Stone memorials have once again been making the news because a council has laid some flat. This time it is Scarborough Council in North Yorkshire that is being criticised by the people whose memorials have been toppled. And, of course, the Press is indignant.

The council said beforehand that a ‘qualified contractor’ would carry out the inspection of the memorials, although in fact in the one cemetery so far tested the council decided to carry out the inspections using its own staff. It says it intends to use a contractor for its other two cemeteries. The three cemeteries involved are Dean Road & Manor Road and Woodlands cemeteries in Scarborough, and Larpool cemetery in Whitby. 

Press reports say ‘hundreds’ of headstone have been toppled. One even said “50,000 headstones purged” and “thousands removed”, which the Council says is "nonsense". It told Natural Stone Specialist that 1,386 memorial stones have been inspected to date and only 110 of them have been laid down... carefully.

However, one picture used by the national press did show a tablet with the top corners broken off.

A spokesperson for the Council said: "The sections we have tested so far are older parts of the cemetery and contain memorials installed before BS 8415 came into effect. The reason we are doing the checks is to identify which stones do not meet the standard and those which are unsafe, so that is why we are laying those stones down. 
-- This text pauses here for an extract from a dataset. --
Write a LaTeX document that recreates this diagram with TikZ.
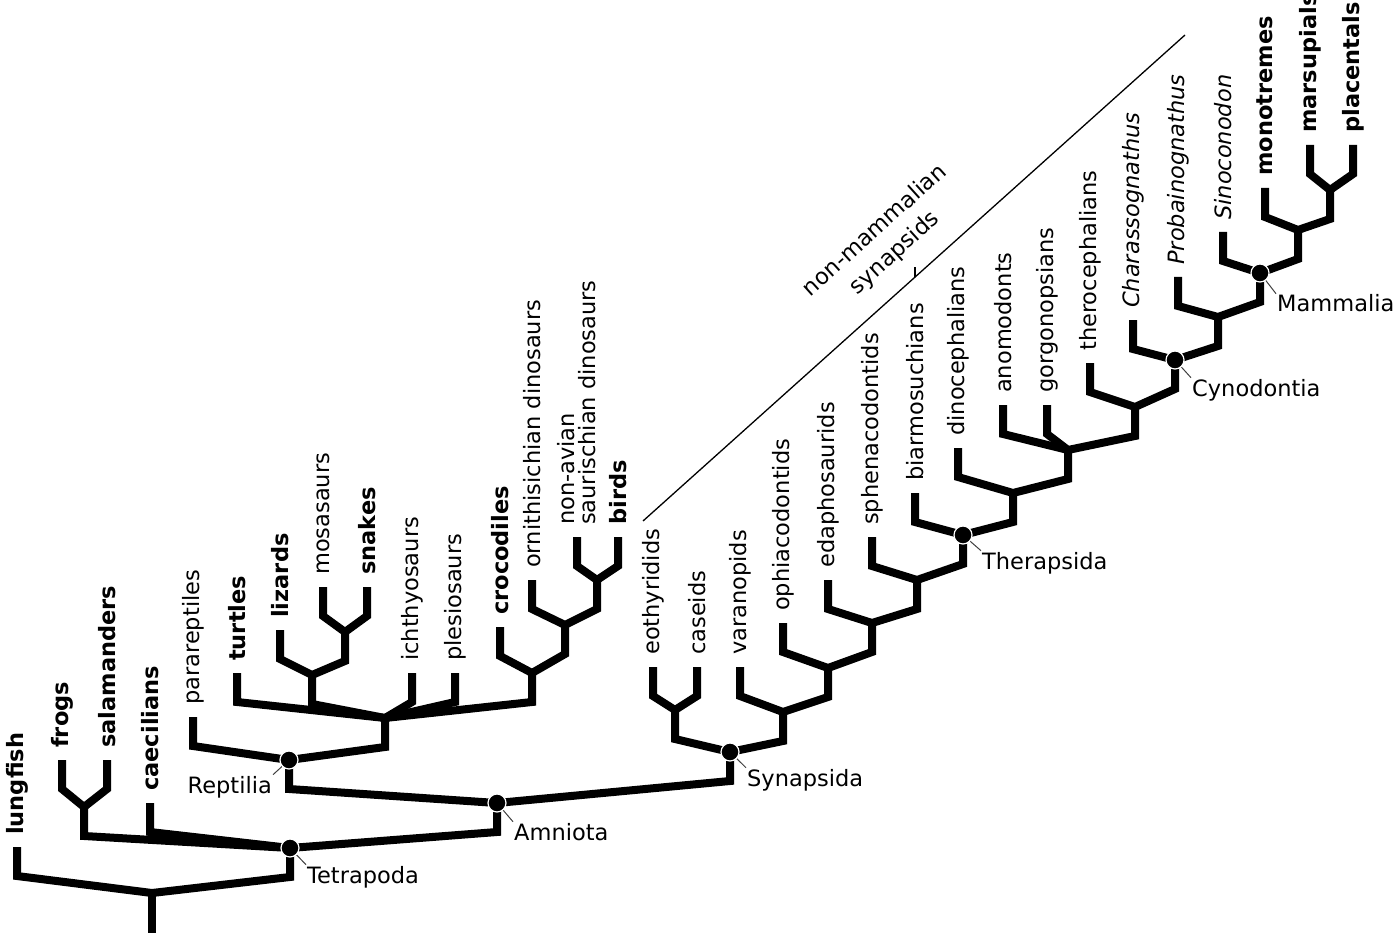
\documentclass[tikz,border=0pt]{standalone}
\usepackage{fontspec}
\setmainfont{DejaVu Sans}
\usetikzlibrary{calc, positioning}
\tikzstyle{branch}=[line width=8pt, line join=miter]
\tikzstyle{tip}=[rotate=90, anchor=west, inner sep=0pt, font=\fontsize{22.5}{21}\selectfont]
\tikzstyle{clade}=[inner sep=1pt, font=\fontsize{22.5}{27}\selectfont]
\tikzstyle{dot}=[circle, fill=black, draw=white, line width=1.2pt, inner sep=0pt, minimum size=18pt]
\tikzstyle{leader}=[line width=1pt, black!75]
\tikzstyle{group}=[line width=1.3pt]

\begin{document}
\begin{tikzpicture}[x=1pt, y=-1pt]
\useasboundingbox (0,0) rectangle (1400,933);
\fill[white] (0,0) rectangle (1400,933);
% the tips (top end of each terminal branch)
\coordinate (lungfish) at (17,847);
\coordinate (frogs) at (62,760);
\coordinate (salamanders) at (107,760);
\coordinate (caecilians) at (150,803);
\coordinate (parareptiles) at (193,717);
\coordinate (turtles) at (237,673);
\coordinate (lizards) at (280,630);
\coordinate (mosasaurs) at (323,587);
\coordinate (snakes) at (367,587);
\coordinate (ichthyosaurs) at (412,673);
\coordinate (plesiosaurs) at (455,673);
\coordinate (crocodiles) at (500,627);
\coordinate (ornithischians) at (532,580);
\coordinate (nonavian) at (577,537);
\coordinate (birds) at (618,537);
\coordinate (eothyridids) at (653,667);
\coordinate (caseids) at (697,667);
\coordinate (varanopids) at (740,667);
\coordinate (ophiacodontids) at (783,623);
\coordinate (edaphosaurids) at (828,580);
\coordinate (sphenacodontids) at (872,537);
\coordinate (biarmosuchians) at (915,493);
\coordinate (dinocephalians) at (958,448);
\coordinate (anomodonts) at (1003,405);
\coordinate (gorgonopsians) at (1047,405);
\coordinate (therocephalians) at (1090,363);
\coordinate (charassognathus) at (1133,320);
\coordinate (probainognathus) at (1178,277);
\coordinate (sinoconodon) at (1223,232);
\coordinate (monotremes) at (1265,188);
\coordinate (marsupials) at (1310,145);
\coordinate (placentals) at (1353,145);
% the inner vertices
\coordinate (root) at (152,893);
\coordinate (rootEnd) at (152,940);
\coordinate (tetrapoda) at (290,848);
\coordinate (batrachia) at (84,807);
\coordinate (amniota) at (497,803);
\coordinate (reptilia) at (289,760);
\coordinate (sauria) at (385,718);
\coordinate (squamata) at (312,675);
\coordinate (pythonomorpha) at (345,632);
\coordinate (archosauria) at (532,673);
\coordinate (dinosauria) at (565,625);
\coordinate (saurischia) at (597,580);
\coordinate (synapsida) at (730,752);
\coordinate (C1) at (675,710);
\coordinate (S1) at (783,712);
\coordinate (S2) at (828,668);
\coordinate (S3) at (872,623);
\coordinate (S4) at (917,580);
\coordinate (therapsida) at (963,535);
\coordinate (T1) at (1013,493);
\coordinate (T2) at (1068,450);
\coordinate (T3) at (1135,407);
\coordinate (cynodontia) at (1175,360);
\coordinate (M0) at (1218,317);
\coordinate (mammalia) at (1260,273);
\coordinate (M1) at (1298,230);
\coordinate (M2) at (1330,190);
% the branches
\draw[branch] (root) -- (rootEnd);
\foreach \j/\l/\r in {root/lungfish/tetrapoda, tetrapoda/batrachia/amniota,
  batrachia/frogs/salamanders, amniota/reptilia/synapsida,
  reptilia/parareptiles/sauria, sauria/turtles/archosauria,
  squamata/lizards/pythonomorpha, pythonomorpha/mosasaurs/snakes,
  archosauria/crocodiles/dinosauria, dinosauria/ornithischians/saurischia,
  saurischia/nonavian/birds, synapsida/C1/S1, C1/eothyridids/caseids,
  S1/varanopids/S2, S2/ophiacodontids/S3, S3/edaphosaurids/S4,
  S4/sphenacodontids/therapsida, therapsida/biarmosuchians/T1,
  T1/dinocephalians/T2, T2/anomodonts/T3, T3/therocephalians/cynodontia,
  cynodontia/charassognathus/M0, M0/probainognathus/mammalia,
  mammalia/sinoconodon/M1, M1/monotremes/M2, M2/marsupials/placentals}
  \draw[branch] (\l) -- ([yshift=-29pt]\l) -- (\j) -- ([yshift=-29pt]\r) -- (\r);
% the extra branches of the polytomies
\foreach \j/\c in {tetrapoda/caecilians, sauria/squamata, sauria/ichthyosaurs,
  sauria/plesiosaurs, T2/gorgonopsians}
  \draw[branch] (\j) -- ([yshift=-29pt]\c) -- (\c);
% the tip labels
\node[tip] at ([yshift=12pt]lungfish) {\bfseries lungfish};
\node[tip] at ([yshift=12pt]frogs) {\bfseries frogs};
\node[tip] at ([yshift=12pt]salamanders) {\bfseries salamanders};
\node[tip] at ([yshift=12pt]caecilians) {\bfseries caecilians};
\node[tip] at ([yshift=12pt]parareptiles) {parareptiles};
\node[tip] at ([yshift=12pt]turtles) {\bfseries turtles};
\node[tip] at ([yshift=12pt]lizards) {\bfseries lizards};
\node[tip] at ([yshift=12pt]mosasaurs) {mosasaurs};
\node[tip] at ([yshift=12pt]snakes) {\bfseries snakes};
\node[tip] at ([yshift=12pt]ichthyosaurs) {ichthyosaurs};
\node[tip] at ([yshift=12pt]plesiosaurs) {plesiosaurs};
\node[tip] at ([yshift=12pt]crocodiles) {\bfseries crocodiles};
\node[tip] at ([yshift=12pt]ornithischians) {ornithisichian dinosaurs};
\node[tip, align=left] at ([yshift=12pt]nonavian) {non-avian\\saurischian dinosaurs};
\node[tip] at ([yshift=12pt]birds) {\bfseries birds};
\node[tip] at ([yshift=12pt]eothyridids) {eothyridids};
\node[tip] at ([yshift=12pt]caseids) {caseids};
\node[tip] at ([yshift=12pt]varanopids) {varanopids};
\node[tip] at ([yshift=12pt]ophiacodontids) {ophiacodontids};
\node[tip] at ([yshift=12pt]edaphosaurids) {edaphosaurids};
\node[tip] at ([yshift=12pt]sphenacodontids) {sphenacodontids};
\node[tip] at ([yshift=12pt]biarmosuchians) {biarmosuchians};
\node[tip] at ([yshift=12pt]dinocephalians) {dinocephalians};
\node[tip] at ([yshift=12pt]anomodonts) {anomodonts};
\node[tip] at ([yshift=12pt]gorgonopsians) {gorgonopsians};
\node[tip] at ([yshift=12pt]therocephalians) {therocephalians};
\node[tip] at ([yshift=12pt]charassognathus) {\itshape Charassognathus};
\node[tip] at ([yshift=12pt]probainognathus) {\itshape Probainognathus};
\node[tip] at ([yshift=12pt]sinoconodon) {\itshape Sinoconodon};
\node[tip] at ([yshift=12pt]monotremes) {\bfseries monotremes};
\node[tip] at ([yshift=12pt]marsupials) {\bfseries marsupials};
\node[tip] at ([yshift=12pt]placentals) {\bfseries placentals};
% the named clades
\node[clade, anchor=base west] (lTetrapoda) at (306,883) {Tetrapoda};
\node[clade, anchor=base east] (lReptilia) at (273,793) {Reptilia};
\node[clade, anchor=base west] (lAmniota) at (513,840) {Amniota};
\node[clade, anchor=base west] (lSynapsida) at (746,786) {Synapsida};
\node[clade, anchor=base west] (lTherapsida) at (981,569) {Therapsida};
\node[clade, anchor=base west] (lCynodontia) at (1191,396) {Cynodontia};
\node[clade, anchor=base west] (lMammalia) at (1276,312) {Mammalia};
\draw[leader] (tetrapoda) -- (lTetrapoda.north west);
\draw[leader] (reptilia) -- (lReptilia.north east);
\draw[leader] (amniota) -- (lAmniota.north west);
\draw[leader] (synapsida) -- (lSynapsida.north west);
\draw[leader] (therapsida) -- (lTherapsida.north west);
\draw[leader] (cynodontia) -- (lCynodontia.north west);
\draw[leader] (mammalia) -- (lMammalia.north west);
\foreach \d in {tetrapoda, reptilia, amniota, synapsida, therapsida, cynodontia, mammalia}
  \node[dot] at (\d) {};
% the paraphyletic group
\coordinate (nmsA) at (643,521);
\coordinate (nmsB) at (1185,35);
\coordinate (nmsTick) at ($(nmsA)!0.502!(nmsB)$);
\draw[group] (nmsA) -- (nmsB);
\draw[group] (nmsTick) -- ([yshift=10pt]nmsTick);
\node[clade, rotate=42, align=center, font=\fontsize{22.5}{30}\selectfont] (lNonMammal) at (885,242) {non-mammalian\\synapsids};
\end{tikzpicture}
\end{document}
"If, as our inspection programme continues, we find recent memorials that fail to meet the standard, where the mason has not installed correctly, we will advise the grave owner that the mason will be obligated to make the necessary repairs free of charge."

In a statement, the Council adds: "No headstones have been damaged by our staff and contractors. They are not pushed over but if they pose an immediate safety risk they may be carefully laid down and positioned on the grave face up so that the inscription can still be read.

"The small signs attached to the headstones advise people to contact us if they have any queries. We do our very best to place the signs without obscuring the memorial text.

"We do not charge any fees for repair. Stonemason fees may vary and any recent stones (within 10 years) should still be under warranty from the stonemason and be made safe free of charge.

"Communications about the work were carried out from early June to give people plenty of notice. This included putting up signs throughout the cemeteries, which are still in place, an article in the June edition of our digital newsletter, Residents’ News, which goes to around 40,000 subscribers, a news release to print, online and broadcast media and information booklets at local stonemasons. We added a digital version of the booklet to our website and put information on our social media channels."

The owners of the memorials and the Press are quick to blame the council for toppling the stones, but if they had the potential to cause harm by falling on visitors to the cemeteries or staff working there, compromising the safety of the cemeteries and leaving the council open to claims for compensation for injuries, what option was there?

The fact that memorials have been laid down all over the country because they were not installed using adequate dowels, ground anchors and foundations is a concern, and Scarborough once again demonstrates the importance of fixing in accordance with BS 8415 as updated in 2018. 

Before the inspection, Councillor Tony Randerson, Cabinet Member for Neighbourhoods, said: "We recognise how important and treasured memorial stones are to the families and friends of those they commemorate. Many of the very old and ornate memorials are also of historic significance to the borough.

"At the same time, we have a legal duty to ensure our cemeteries are safe places for people to visit and work, which is why we need to carry out these inspections and take action to make unstable memorials safe.

"Our contractors will be respectful of the environment they are working in and inspections will never be conducted when burials or grave side services are taking place nearby."